After a little conversation, you can try something which requires a little more preparation. The servant, whom you have previously instructed, comes into the room and announces that "that" gentleman has called to look at the pictures. You desire him to be shown in, and a short, broad-shouldered man makes his appearance. Soon after he enters, he turns his back on the company and begins to examine the works of art on the wall, lengthening and shortening his body to suit the height of the object he wishes to inspect. This is performed by your little brother or son, aided by a broom, a couple of cloaks, and a hat. How, you will doubtless be able to understand by looking at the subjoined picture.
Another trick of the same order can be performed in this wise: The servant comes in to inform you that a naughty little boy—Jacky or Willy—in another room won't eat his custard, but will cry for ice-cream, or roast-beef, or alligator-soup. Every one is invited into the room to see this singular child. You find him seated on a high chair, with a very dirty face, making grimaces. You take the dish of custard in one hand and a large spoon (the larger the better) in the other, and begin to expostulate with him on his perversity, but all to no effect; he only cries and makes faces. You then tell him if he does not behave better you will be obliged to knock his head off. He continues not to behave better, whereupon you give him a tap with the spoon, and, to the surprise of all, his head rolls off on to the floor. Your audience then find out that the naughty boy was made of a pillow and a few children's clothes, whilst the head was supplied by Master Jacky or Willy, ingeniously concealed behind the chair.
CHAPTER II.
A good practical joke to play in a rollicking party, where you can venture to do it, is that of mesmerizing; you of course manage beforehand to lead the conversation to the subject of mesmerism, then profess to have wonderful powers in that line yourself. After more or less persuasion, allow yourself to be induced to operate. You then say:
"Well, I will try if there is any person in the company who is susceptible to the magnetic influence. It is only in rare cases we find this susceptibility; the person must be of exquisitely fine organization and steady nerve. Few people can look one long enough in the face to come under the influence; and, if the current be suddenly broken, the result is apt to be very serious, if not fatal, by producing suspended action of the heart and vital organs generally."

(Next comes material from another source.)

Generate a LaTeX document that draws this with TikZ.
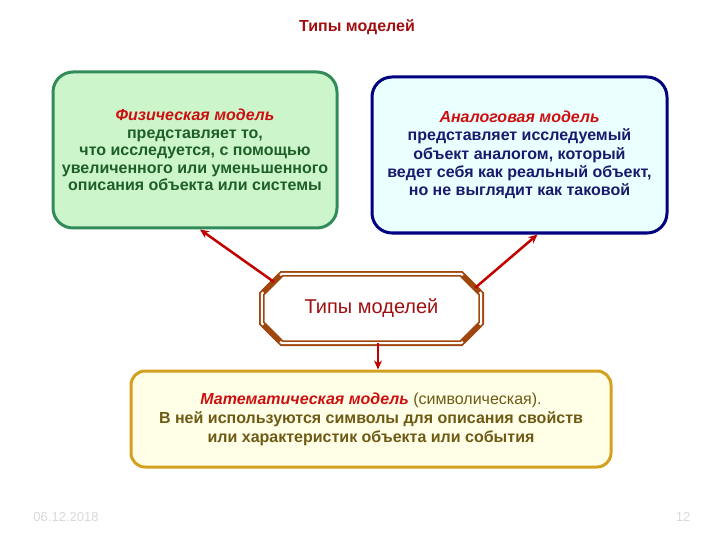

Having now fully impressed on your audience the absolute necessity of keeping still, you begin to look into the eyes of different persons, press their hands, make passes at them, etc., as though you were searching for the right temperament. At last you come to your intended victim, and pronounce him just the man. You now seat him in a chair, whilst you go into another room to prepare the necessary implements. These are two plates, each having on it a tumblerful of water. One plate, however, must be thoroughly blackened at the bottom, by holding it in the smoke of a lamp or candle. This done, you carry the plates and tumblers into the audience, and hand the one which is black to the victim, who is seated in a chair.